Not that the bull-like Hughes shows any sign of weakening physically. The opposite, in fact. He thinks his formidable build is one of the reasons why he has stayed so remarkably free of injury; his gym work, indeed, has intensified as Chelsea's overseas players have brought new standards of preparation to bear, to which Hughes has responded so positively that he's keeping Vialli out of the team.

"All the lads have been impressed by the work they do before a game," he said. "They're in tune with their bodies. They've got the right attitude and the desire to do well." Hughes, possessor of one of the strongest pairs of legs in the game, is now building up his upper-body strength.

If Hughes's eyes have been opened by others, so they have recognised what he offers to them. Zola is wary of being asked about his highly productive partnership with Hughes - he doesn't want to be seen to be comparing him with his compatriot Vialli - but acknowledges his importance to the side. "He holds the ball up very well," he said."That gives everyone the chance to reorganise."

As an unshakeable, back-to-goal link-man prepared to take any amount of punishment - and give it back too - Hughes still has few equals. "I've always felt I could benefit a side," he said. "I do a certain job, and I think the lads know that if they play it up to me they're more than likely to see it again."

It also means that goals become less of an issue - Hughes has a modest four to his name so far this season. In that respect he is under less pressure than he was at United, and he admits that "it did cross my mind" that when he left Old Trafford at the end of the 1994-95 season he would be going to a club where the fear of failure did not grip so tightly.

As it has turned out, thanks first to Glenn Hoddle and now Gullit, expectations at Chelsea have gone through the roof, and suddenly Hughes and his team- mates find themselves being required to make up for 27 trophy-less years, a situation not dissimilar to that at Manchester United when, with Hughes to the fore, they were striving for that elusive League title. "I think where we are now is similar to United around about 1990," Hughes said. "It takes time for players to settle in. But we're much better now than we were 12 months ago, that's for sure."

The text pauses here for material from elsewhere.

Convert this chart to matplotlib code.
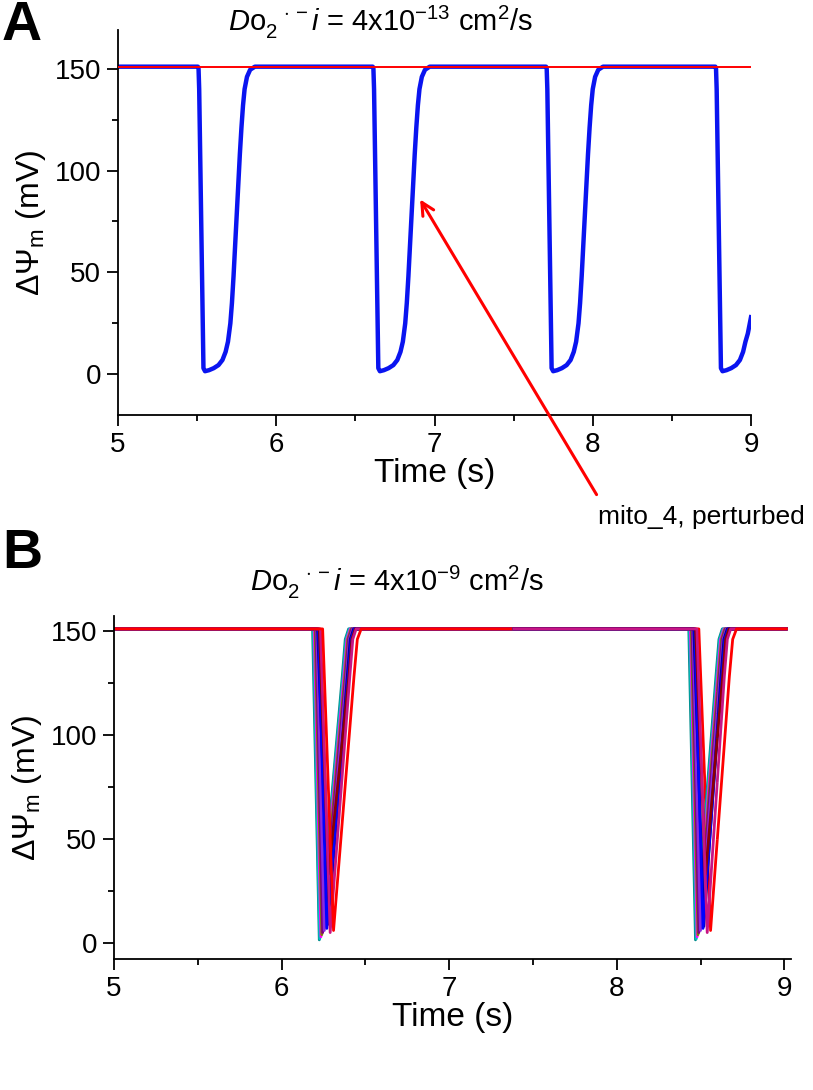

It took United another three years to become champions. In three years from now, Hughes will be 36. Not even he can go on that long, can he? He certainly isn't ruling it out. "I look after myself much better these days." As for life after football, Hughes has surprised himself by coming round to the idea of coaching, and exposure to Gullit is one of the reasons.

"I never thought I'd be interested in that side of it, but as you get older you find yourself discussing the game more with coaches and the other senior lads and sometimes you think, `Well, I might have something to offer.'" What impresses Hughes about Gullit, quite apart from his tactical know-how, is that "he's single-minded and not afraid to upset people". And when did Mark Hughes ever fear anybody?